Mr Price Foundation proposes the following:
- Universal implementation of validated tools like EGRA in all Quintile 1-3 schools.
- Training for educators on using assessments to guide teaching, not just record performance.
- Data-driven decision-making to align interventions with real learner needs.
- Digital platforms to streamline data collection, analysis, and reporting.
- National longitudinal tracking to assess progress from early childhood through primary school.
This would enable real-time, responsive literacy strategies that are grounded in data, and not assumptions.
Reading is a right, not a privilege
The challenges we face in South Africa are echoed globally. A 2016 study by Hoadley found that early grade instruction often relies on rote learning, limiting comprehension. Spaull & Kotzé (2014) further revealed that 84% of Grade 3 learners perform below grade level in mathematics, a skill closely linked to reading comprehension.
Worse still, by Grade 3, children from low-income households are already three years behind their peers, and by Grade 9, that gap widens to four years.
These numbers represent lost potential, delayed dreams, and a generation of children denied their full rights. We must act before another generation slips through the cracks.
A new national mandate for literacy
Mr Price Foundation urges a national shift in mindset and policy, with three bold recommendations:
- Professionalise Foundation Phase teaching
Early grade teachers need specialised training, better compensation, and clear career paths. We must treat them as specialists, not generalists.
- Use literacy assessments for action
Assessments should not be bureaucratic checkboxes. They must inform real interventions, influence budget allocation, and drive accountability.

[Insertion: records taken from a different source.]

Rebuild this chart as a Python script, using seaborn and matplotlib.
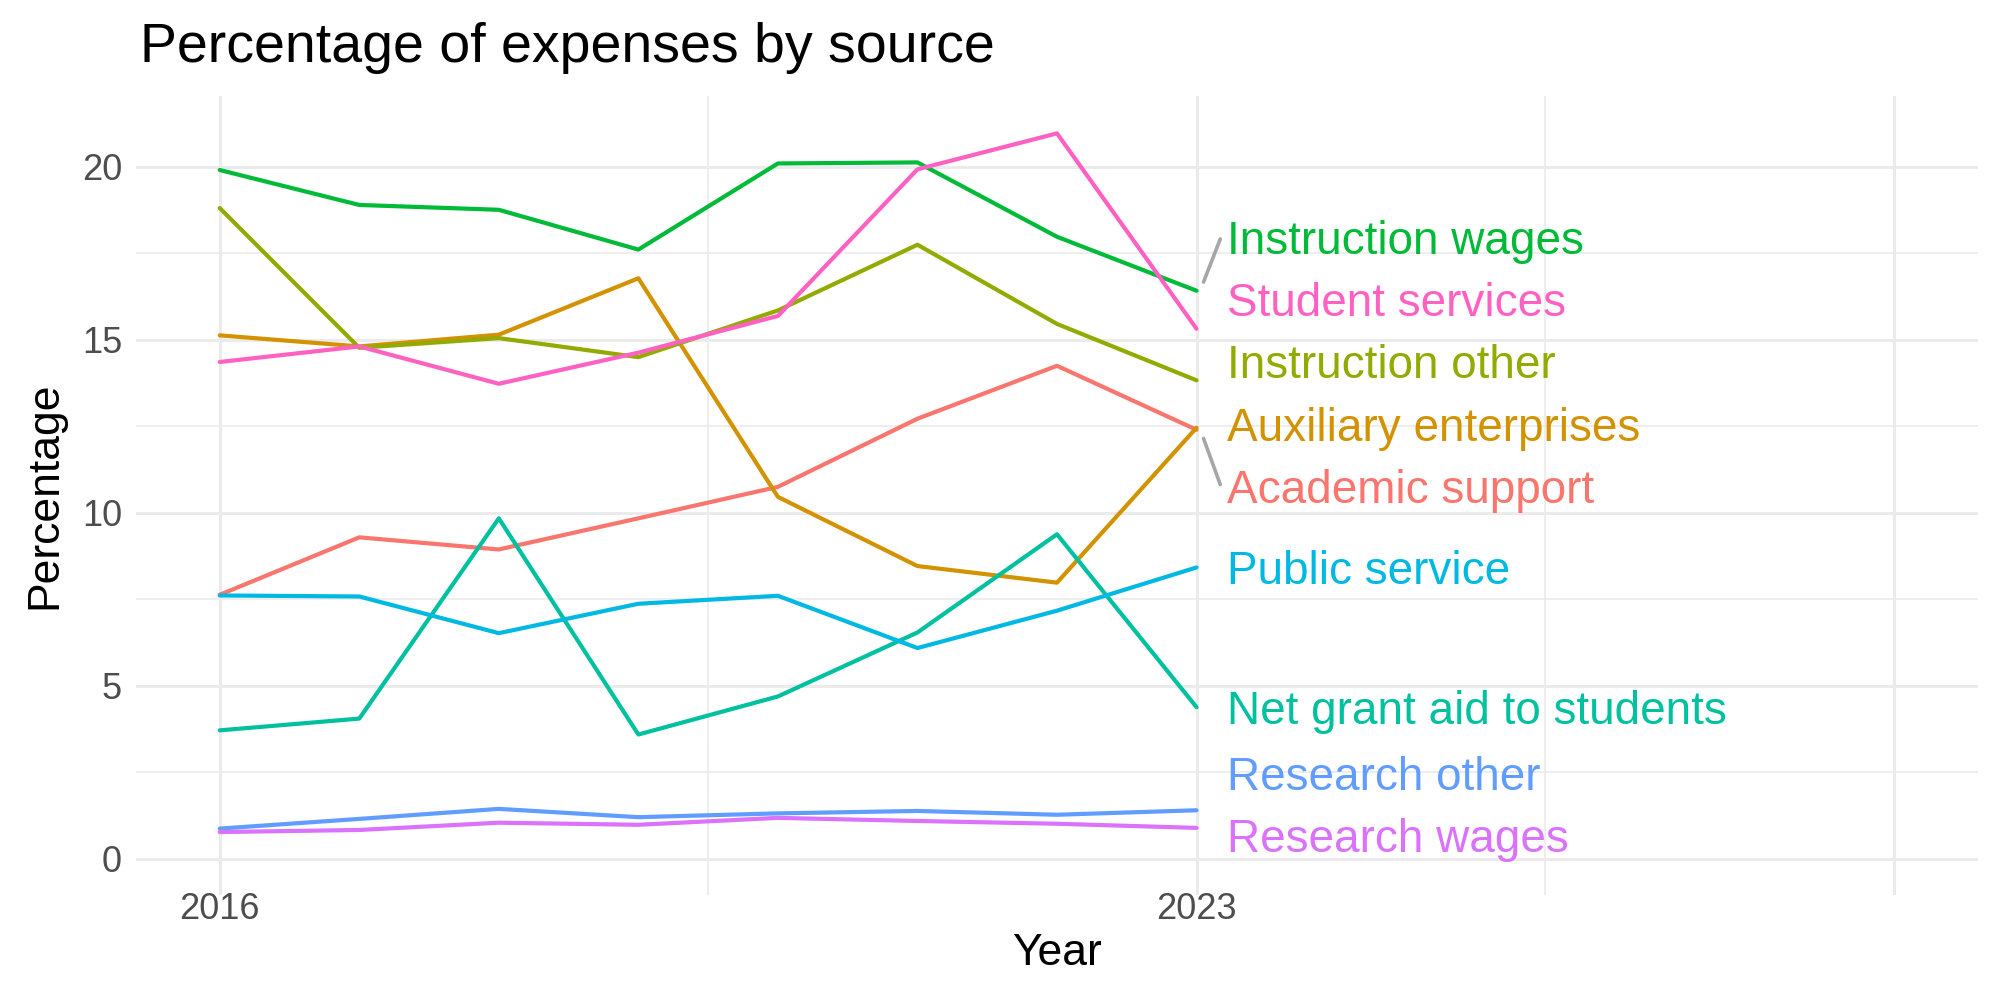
import numpy as np
import pandas as pd
import matplotlib
matplotlib.use("Agg")
import matplotlib.pyplot as plt
import seaborn as sns

# --- data ---
years = [2016, 2017, 2018, 2019, 2020, 2021, 2022, 2023]

academic_support      = [7.63, 9.29, 8.94, 9.84, 10.75, 12.72, 14.25, 12.40]
auxiliary_enterprises = [15.13, 14.81, 15.15, 16.78, 10.46, 8.46, 7.98, 12.46]
instruction_other     = [18.81, 14.77, 15.05, 14.50, 15.85, 17.75, 15.46, 13.83]
instruction_wages     = [19.91, 18.90, 18.76, 17.61, 20.10, 20.13, 17.98, 16.42]
net_grant_aid         = [3.71, 4.05, 9.84, 3.59, 4.69, 6.54, 9.38, 4.38]
public_service        = [7.61, 7.58, 6.52, 7.37, 7.60, 6.09, 7.17, 8.42]
research_other        = [0.87, 1.15, 1.44, 1.20, 1.31, 1.38, 1.27, 1.40]
research_wages        = [0.77, 0.83, 1.04, 0.98, 1.18, 1.09, 1.01, 0.89]
student_services      = [14.36, 14.81, 13.73, 14.63, 15.69, 19.93, 20.97, 15.32]

sources = ["Academic support", "Auxiliary enterprises", "Instruction other",
           "Instruction wages", "Net grant aid to students", "Public service",
           "Research other", "Research wages", "Student services"]
series = [academic_support, auxiliary_enterprises, instruction_other,
          instruction_wages, net_grant_aid, public_service,
          research_other, research_wages, student_services]

# ggplot default hue palette
colors = ["#F8766D", "#D39200", "#93AA00", "#00BA38", "#00C19F",
          "#00B9E3", "#619CFF", "#DB72FB", "#FF61C3"]
palette = dict(zip(sources, colors))

df = pd.DataFrame({
    "Year": np.tile(years, len(sources)),
    "Percentage": np.concatenate(series),
    "source": np.repeat(sources, len(years)),
})

sns.set_theme(style="white")
plt.rcParams['font.family'] = ['Liberation Sans', 'DejaVu Sans']

fig = plt.figure(figsize=(10, 5), dpi=200)
ax = fig.add_axes([0.068, 0.105, 0.921, 0.799])

# grid first (theme_minimal look)
for x in [2016, 2023, 2028]:
    ax.axvline(x, color="#EBEBEB", lw=1.1, zorder=0)
for x in [2019.5, 2025.5]:
    ax.axvline(x, color="#EBEBEB", lw=0.6, zorder=0)
for y in [0, 5, 10, 15, 20]:
    ax.axhline(y, color="#EBEBEB", lw=1.1, zorder=0)
for y in [2.5, 7.5, 12.5, 17.5]:
    ax.axhline(y, color="#EBEBEB", lw=0.6, zorder=0)

sns.lineplot(data=df, x="Year", y="Percentage", hue="source", palette=palette,
             lw=1.5, ax=ax, legend=False, zorder=3)

# simple symmetric label repel on the last values
last = df[df["Year"] == years[-1]].set_index("source")["Percentage"]
order = last.sort_values(ascending=False).index.tolist()
pos = np.array([last[s] for s in order], dtype=float)
gap, floor = 1.8, 0.66
for _ in range(3000):
    for i in range(len(pos) - 1):
        d = pos[i] - pos[i + 1]
        if d < gap:
            shift = (gap - d) / 2
            pos[i] += shift
            pos[i + 1] -= shift
    pos = np.maximum(pos, floor)

# labels pushed apart (but not held at the floor) sit a little higher
crowded = np.zeros(len(pos), dtype=bool)
for i in range(len(pos) - 1):
    if pos[i] - pos[i + 1] < gap + 0.01:
        crowded[i] = crowded[i + 1] = True
at_floor = np.zeros(len(pos), dtype=bool)
i = len(pos) - 1
if pos[i] <= floor + 1e-6:
    at_floor[i] = True
    while i > 0 and pos[i - 1] - pos[i] < gap + 0.01:
        i -= 1
        at_floor[i] = True
pos = pos + np.where(crowded & ~at_floor, 0.28, 0.0)

x_end = years[-1]
for s, ly in zip(order, pos):
    ax.text(x_end + 0.22, ly - 0.13, s, color=palette[s], fontsize=16.5,
            va="center", ha="left", zorder=4)
    diff = ly - last[s]
    if abs(diff) > 1.3:
        sgn = np.sign(diff)
        ax.plot([x_end + 0.05, x_end + 0.17],
                [last[s] + sgn * 0.25, ly - sgn * 0.05],
                color="#A6A6A6", lw=1.3, zorder=2)

ax.set_xlim(2015.4, 2028.6)
ax.set_ylim(-1.05, 22.05)
ax.set_xticks([2016, 2023, 2028])
ax.set_xticklabels(["2016", "2023", ""])
ax.set_yticks([0, 5, 10, 15, 20])
ax.tick_params(axis="x", labelsize=13, colors="#4D4D4D", length=0, pad=-1)
ax.tick_params(axis="y", labelsize=13, colors="#4D4D4D", length=0, pad=5)
ax.set_xlabel("Year", fontsize=16, color="black", labelpad=2)
ax.set_ylabel("Percentage", fontsize=16, color="black", labelpad=6)
for sp in ax.spines.values():
    sp.set_visible(False)
ax.grid(False)

fig.text(0.07, 0.952, "Percentage of expenses by source", fontsize=20,
         color="black", ha="left", va="center")

fig.savefig("out.png", dpi=200)
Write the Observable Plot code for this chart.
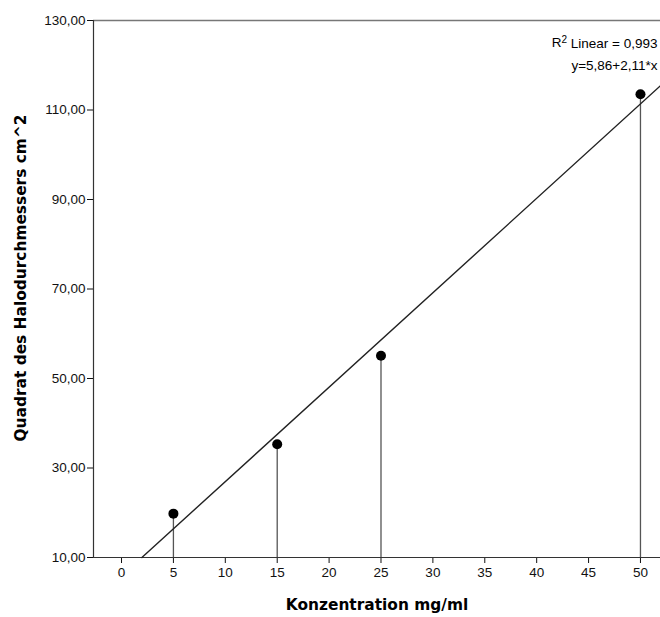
<!DOCTYPE html>
<html>
<head>
<meta charset="utf-8">
<script src="https://cdn.jsdelivr.net/npm/d3@7"></script>
<script src="https://cdn.jsdelivr.net/npm/@observablehq/plot@0.6"></script>
<style>
  html, body { margin: 0; padding: 0; background: #fff; overflow: hidden; }
  svg { overflow: hidden; }
</style>
</head>
<body>
<div id="chart"></div>
<script>
// Data
const concentration = [5, 15, 25, 50];            // mg/ml
const haloSquared = [19.8, 35.3, 55.1, 113.5];     // cm^2
const fitIntercept = 5.86;
const fitSlope = 2.11;
const rSquared = "0,993";
const fitLabel = "y=5,86+2,11*x";
const xTicks = [0, 5, 10, 15, 20, 25, 30, 35, 40, 45, 50];
const yTicks = [10, 30, 50, 70, 90, 110, 130];
const xDomain = [-2.7, 51.93];
const yDomain = [10, 130];
const xTitle = "Konzentration mg/ml";
const yTitle = "Quadrat des Halodurchmessers cm^2";

const points = concentration.map((c, i) => ({x: c, y: haloSquared[i]}));
const fitStart = (yDomain[0] - fitIntercept) / fitSlope;
const fitLine = [fitStart, xDomain[1]].map(x => ({x, y: fitIntercept + fitSlope * x}));

const fmtY = d => d.toFixed(2).replace(".", ",");
const tickFont = "'Liberation Sans', Arial, sans-serif";
const titleFont = "'DejaVu Sans', Verdana, sans-serif";

const chart = Plot.plot({
  width: 660,
  height: 617,
  marginLeft: 93,
  marginTop: 20,
  marginBottom: 60,
  marginRight: 0,
  style: {fontFamily: tickFont, fontSize: "13.5px", color: "#111", background: "#fff"},
  x: {domain: xDomain, ticks: xTicks, tickFormat: d => String(d), tickSize: 6, tickPadding: 4, label: null},
  y: {domain: yDomain, ticks: yTicks, tickFormat: fmtY, tickSize: 6, tickPadding: 2, label: null},
  marks: [
    Plot.ruleY([yDomain[1]], {stroke: "#777", strokeWidth: 1.5}),
    Plot.ruleY([yDomain[0]], {stroke: "#333", strokeWidth: 1.2}),
    Plot.ruleX([xDomain[0]], {stroke: "#333", strokeWidth: 1.2}),
    Plot.ruleX(points, {x: "x", y1: yDomain[0], y2: "y", stroke: "#555", strokeWidth: 1.3}),
    Plot.line(fitLine, {x: "x", y: "y", stroke: "#222", strokeWidth: 1.4}),
    Plot.dot(points, {x: "x", y: "y", r: 5, fill: "#000", stroke: "none"}),
    Plot.text([`R2 Linear = ${rSquared}`], {frameAnchor: "top-right", dx: -3, dy: 22, textAnchor: "end", lineAnchor: "middle", fontSize: 13.5, fill: "#000", className: "r2label"}),
    Plot.text([fitLabel], {frameAnchor: "top-right", dx: -3, dy: 45, textAnchor: "end", lineAnchor: "middle", fontSize: 13.5, fill: "#000"}),
    Plot.text([xTitle], {frameAnchor: "bottom", dy: 48, textAnchor: "middle", lineAnchor: "middle", fontFamily: titleFont, fontWeight: "bold", fontSize: 15.4, fill: "#000"}),
    Plot.text([yTitle], {frameAnchor: "left", dx: -72, dy: -11, rotate: -90, textAnchor: "middle", lineAnchor: "middle", fontFamily: titleFont, fontWeight: "bold", fontSize: 15.4, fill: "#000"})
  ]
});
document.getElementById("chart").appendChild(chart);

// Render the "2" of R2 as a superscript
d3.select(chart).selectAll("g.r2label text").each(function() {
  const t = d3.select(this);
  const s = t.text();
  t.text(null);
  t.append("tspan").text(s.slice(0, 1));
  t.append("tspan").attr("dy", "-0.4em").attr("font-size", "10px").text(s.slice(1, 2));
  t.append("tspan").attr("dy", "0.4em").text(s.slice(2));
});
</script>
</body>
</html>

- Reform early childhood development (ECD)
ECD must become a fully funded, integrated component of the national education strategy with shared responsibility across government, civil society, and the private sector.
What’s next for ECD in South Africa?
Recognising that literacy starts well before Grade R, Mr Price Foundation is exploring how to expand its impact into ECD centres and after-school learning environments.
This includes supporting youth-led ECD centres in low-income communities, piloting after-school learning hubs that provide safe spaces for reading, tutoring, and enrichment and leveraging technology to support educators, track learner progress, and personalise instruction.
“If we’re serious about closing the literacy gap, interventions must begin earlier in homes, in communities, and in early childhood centres,” said Dr Hofmeyr.
Building a nation of readers starts at the start
Let us go beyond distributing books. Let us ensure every child can read them.
Let us stop expecting miracles in Grade 12, and start making meaningful investments in Grade R, and the critical years before it.
Let us reimagine a South Africa where reading is a promise kept instead of a privilege. A nation where every child, no matter where they are born, is given the tools to turn the page, and better yet, write their own story.
Because if we truly want to change the world through education, it must begin with reading, and it must begin at the foundation.